-- start Data section --

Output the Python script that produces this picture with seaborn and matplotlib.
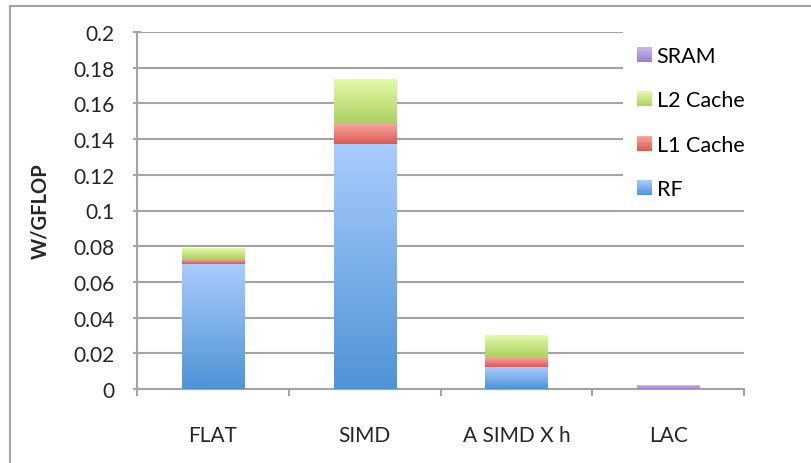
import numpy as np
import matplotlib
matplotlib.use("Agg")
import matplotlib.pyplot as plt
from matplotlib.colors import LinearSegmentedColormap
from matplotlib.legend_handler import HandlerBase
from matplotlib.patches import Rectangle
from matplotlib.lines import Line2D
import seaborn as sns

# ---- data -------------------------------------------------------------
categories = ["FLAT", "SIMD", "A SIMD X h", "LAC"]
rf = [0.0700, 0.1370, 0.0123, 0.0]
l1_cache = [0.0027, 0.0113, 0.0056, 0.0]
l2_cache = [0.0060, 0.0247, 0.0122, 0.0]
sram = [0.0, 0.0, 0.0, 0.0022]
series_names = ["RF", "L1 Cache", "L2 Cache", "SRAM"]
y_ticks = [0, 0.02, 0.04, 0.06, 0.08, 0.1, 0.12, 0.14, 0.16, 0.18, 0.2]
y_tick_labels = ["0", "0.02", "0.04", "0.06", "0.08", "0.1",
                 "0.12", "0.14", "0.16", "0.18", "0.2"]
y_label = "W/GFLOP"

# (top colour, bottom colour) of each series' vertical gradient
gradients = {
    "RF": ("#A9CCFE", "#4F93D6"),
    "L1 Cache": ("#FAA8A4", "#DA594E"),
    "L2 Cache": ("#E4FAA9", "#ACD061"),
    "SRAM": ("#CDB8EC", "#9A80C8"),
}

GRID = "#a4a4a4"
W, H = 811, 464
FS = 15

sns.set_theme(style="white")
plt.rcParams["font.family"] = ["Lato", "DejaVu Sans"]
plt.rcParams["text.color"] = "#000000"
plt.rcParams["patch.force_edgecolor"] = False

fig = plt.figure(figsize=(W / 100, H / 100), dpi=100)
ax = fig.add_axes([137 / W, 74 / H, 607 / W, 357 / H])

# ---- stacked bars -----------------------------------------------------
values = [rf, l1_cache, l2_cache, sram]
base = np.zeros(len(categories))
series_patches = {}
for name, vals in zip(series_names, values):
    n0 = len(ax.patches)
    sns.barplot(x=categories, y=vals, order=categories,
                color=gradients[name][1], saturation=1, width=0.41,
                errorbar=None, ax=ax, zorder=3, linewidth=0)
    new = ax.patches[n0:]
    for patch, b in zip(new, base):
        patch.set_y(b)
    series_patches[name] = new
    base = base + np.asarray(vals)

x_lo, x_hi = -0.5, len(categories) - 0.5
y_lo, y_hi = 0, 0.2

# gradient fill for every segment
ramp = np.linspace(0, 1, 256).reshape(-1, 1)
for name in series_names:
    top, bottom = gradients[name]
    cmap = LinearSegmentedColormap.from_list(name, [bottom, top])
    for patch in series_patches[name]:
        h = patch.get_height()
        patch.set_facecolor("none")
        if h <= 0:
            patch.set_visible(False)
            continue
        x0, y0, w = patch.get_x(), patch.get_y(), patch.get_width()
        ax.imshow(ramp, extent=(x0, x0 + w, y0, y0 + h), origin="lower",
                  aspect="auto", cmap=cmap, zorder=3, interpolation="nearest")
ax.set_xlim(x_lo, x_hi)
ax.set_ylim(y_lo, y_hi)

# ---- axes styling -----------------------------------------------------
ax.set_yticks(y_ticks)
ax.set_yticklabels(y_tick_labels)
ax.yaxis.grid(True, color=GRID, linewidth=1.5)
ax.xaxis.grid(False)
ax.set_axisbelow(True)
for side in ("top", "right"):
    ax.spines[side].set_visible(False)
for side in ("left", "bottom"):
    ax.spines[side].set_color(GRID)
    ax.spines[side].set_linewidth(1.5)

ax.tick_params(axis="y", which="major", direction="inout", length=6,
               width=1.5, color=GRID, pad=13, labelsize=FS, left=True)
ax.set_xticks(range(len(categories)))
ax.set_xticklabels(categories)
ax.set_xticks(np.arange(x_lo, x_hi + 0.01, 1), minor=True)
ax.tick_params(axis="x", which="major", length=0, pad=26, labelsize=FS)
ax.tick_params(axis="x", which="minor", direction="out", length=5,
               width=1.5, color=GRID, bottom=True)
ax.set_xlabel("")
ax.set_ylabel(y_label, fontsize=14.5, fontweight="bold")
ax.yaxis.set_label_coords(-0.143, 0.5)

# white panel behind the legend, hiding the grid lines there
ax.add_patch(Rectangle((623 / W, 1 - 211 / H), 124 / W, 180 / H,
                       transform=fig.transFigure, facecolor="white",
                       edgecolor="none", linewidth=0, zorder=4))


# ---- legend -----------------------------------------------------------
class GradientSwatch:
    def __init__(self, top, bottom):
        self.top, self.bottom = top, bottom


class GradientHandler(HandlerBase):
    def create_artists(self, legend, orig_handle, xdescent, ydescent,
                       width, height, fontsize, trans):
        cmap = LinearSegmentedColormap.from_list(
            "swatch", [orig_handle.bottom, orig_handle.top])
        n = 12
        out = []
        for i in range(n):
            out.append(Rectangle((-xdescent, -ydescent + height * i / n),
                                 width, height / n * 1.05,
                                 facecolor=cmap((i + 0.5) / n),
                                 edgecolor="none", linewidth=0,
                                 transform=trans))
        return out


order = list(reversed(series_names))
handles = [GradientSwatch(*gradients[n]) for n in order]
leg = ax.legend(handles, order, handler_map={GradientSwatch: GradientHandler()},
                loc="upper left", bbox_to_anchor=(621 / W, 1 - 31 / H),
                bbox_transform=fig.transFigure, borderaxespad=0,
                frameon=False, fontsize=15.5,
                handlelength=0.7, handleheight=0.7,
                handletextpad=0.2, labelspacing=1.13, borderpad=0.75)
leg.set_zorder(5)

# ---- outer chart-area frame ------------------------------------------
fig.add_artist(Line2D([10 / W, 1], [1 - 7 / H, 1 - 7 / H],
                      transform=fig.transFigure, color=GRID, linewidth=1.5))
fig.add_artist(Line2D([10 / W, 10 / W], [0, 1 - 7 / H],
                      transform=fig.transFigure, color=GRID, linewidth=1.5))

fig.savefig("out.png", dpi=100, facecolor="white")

-- end Data section --

(Stated goal):
In this exercise, set down all of the data exactly, without the pictures.

(Final result):
Output the Python script that produces this picture with seaborn and matplotlib.
import numpy as np
import matplotlib
matplotlib.use("Agg")
import matplotlib.pyplot as plt
from matplotlib.colors import LinearSegmentedColormap
from matplotlib.legend_handler import HandlerBase
from matplotlib.patches import Rectangle
from matplotlib.lines import Line2D
import seaborn as sns

# ---- data -------------------------------------------------------------
categories = ["FLAT", "SIMD", "A SIMD X h", "LAC"]
rf = [0.0700, 0.1370, 0.0123, 0.0]
l1_cache = [0.0027, 0.0113, 0.0056, 0.0]
l2_cache = [0.0060, 0.0247, 0.0122, 0.0]
sram = [0.0, 0.0, 0.0, 0.0022]
series_names = ["RF", "L1 Cache", "L2 Cache", "SRAM"]
y_ticks = [0, 0.02, 0.04, 0.06, 0.08, 0.1, 0.12, 0.14, 0.16, 0.18, 0.2]
y_tick_labels = ["0", "0.02", "0.04", "0.06", "0.08", "0.1",
                 "0.12", "0.14", "0.16", "0.18", "0.2"]
y_label = "W/GFLOP"

# (top colour, bottom colour) of each series' vertical gradient
gradients = {
    "RF": ("#A9CCFE", "#4F93D6"),
    "L1 Cache": ("#FAA8A4", "#DA594E"),
    "L2 Cache": ("#E4FAA9", "#ACD061"),
    "SRAM": ("#CDB8EC", "#9A80C8"),
}

GRID = "#a4a4a4"
W, H = 811, 464
FS = 15

sns.set_theme(style="white")
plt.rcParams["font.family"] = ["Lato", "DejaVu Sans"]
plt.rcParams["text.color"] = "#000000"
plt.rcParams["patch.force_edgecolor"] = False

fig = plt.figure(figsize=(W / 100, H / 100), dpi=100)
ax = fig.add_axes([137 / W, 74 / H, 607 / W, 357 / H])

# ---- stacked bars -----------------------------------------------------
values = [rf, l1_cache, l2_cache, sram]
base = np.zeros(len(categories))
series_patches = {}
for name, vals in zip(series_names, values):
    n0 = len(ax.patches)
    sns.barplot(x=categories, y=vals, order=categories,
                color=gradients[name][1], saturation=1, width=0.41,
                errorbar=None, ax=ax, zorder=3, linewidth=0)
    new = ax.patches[n0:]
    for patch, b in zip(new, base):
        patch.set_y(b)
    series_patches[name] = new
    base = base + np.asarray(vals)

x_lo, x_hi = -0.5, len(categories) - 0.5
y_lo, y_hi = 0, 0.2

# gradient fill for every segment
ramp = np.linspace(0, 1, 256).reshape(-1, 1)
for name in series_names:
    top, bottom = gradients[name]
    cmap = LinearSegmentedColormap.from_list(name, [bottom, top])
    for patch in series_patches[name]:
        h = patch.get_height()
        patch.set_facecolor("none")
        if h <= 0:
            patch.set_visible(False)
            continue
        x0, y0, w = patch.get_x(), patch.get_y(), patch.get_width()
        ax.imshow(ramp, extent=(x0, x0 + w, y0, y0 + h), origin="lower",
                  aspect="auto", cmap=cmap, zorder=3, interpolation="nearest")
ax.set_xlim(x_lo, x_hi)
ax.set_ylim(y_lo, y_hi)

# ---- axes styling -----------------------------------------------------
ax.set_yticks(y_ticks)
ax.set_yticklabels(y_tick_labels)
ax.yaxis.grid(True, color=GRID, linewidth=1.5)
ax.xaxis.grid(False)
ax.set_axisbelow(True)
for side in ("top", "right"):
    ax.spines[side].set_visible(False)
for side in ("left", "bottom"):
    ax.spines[side].set_color(GRID)
    ax.spines[side].set_linewidth(1.5)

ax.tick_params(axis="y", which="major", direction="inout", length=6,
               width=1.5, color=GRID, pad=13, labelsize=FS, left=True)
ax.set_xticks(range(len(categories)))
ax.set_xticklabels(categories)
ax.set_xticks(np.arange(x_lo, x_hi + 0.01, 1), minor=True)
ax.tick_params(axis="x", which="major", length=0, pad=26, labelsize=FS)
ax.tick_params(axis="x", which="minor", direction="out", length=5,
               width=1.5, color=GRID, bottom=True)
ax.set_xlabel("")
ax.set_ylabel(y_label, fontsize=14.5, fontweight="bold")
ax.yaxis.set_label_coords(-0.143, 0.5)

# white panel behind the legend, hiding the grid lines there
ax.add_patch(Rectangle((623 / W, 1 - 211 / H), 124 / W, 180 / H,
                       transform=fig.transFigure, facecolor="white",
                       edgecolor="none", linewidth=0, zorder=4))


# ---- legend -----------------------------------------------------------
class GradientSwatch:
    def __init__(self, top, bottom):
        self.top, self.bottom = top, bottom


class GradientHandler(HandlerBase):
    def create_artists(self, legend, orig_handle, xdescent, ydescent,
                       width, height, fontsize, trans):
        cmap = LinearSegmentedColormap.from_list(
            "swatch", [orig_handle.bottom, orig_handle.top])
        n = 12
        out = []
        for i in range(n):
            out.append(Rectangle((-xdescent, -ydescent + height * i / n),
                                 width, height / n * 1.05,
                                 facecolor=cmap((i + 0.5) / n),
                                 edgecolor="none", linewidth=0,
                                 transform=trans))
        return out


order = list(reversed(series_names))
handles = [GradientSwatch(*gradients[n]) for n in order]
leg = ax.legend(handles, order, handler_map={GradientSwatch: GradientHandler()},
                loc="upper left", bbox_to_anchor=(621 / W, 1 - 31 / H),
                bbox_transform=fig.transFigure, borderaxespad=0,
                frameon=False, fontsize=15.5,
                handlelength=0.7, handleheight=0.7,
                handletextpad=0.2, labelspacing=1.13, borderpad=0.75)
leg.set_zorder(5)

# ---- outer chart-area frame ------------------------------------------
fig.add_artist(Line2D([10 / W, 1], [1 - 7 / H, 1 - 7 / H],
                      transform=fig.transFigure, color=GRID, linewidth=1.5))
fig.add_artist(Line2D([10 / W, 10 / W], [0, 1 - 7 / H],
                      transform=fig.transFigure, color=GRID, linewidth=1.5))

fig.savefig("out.png", dpi=100, facecolor="white")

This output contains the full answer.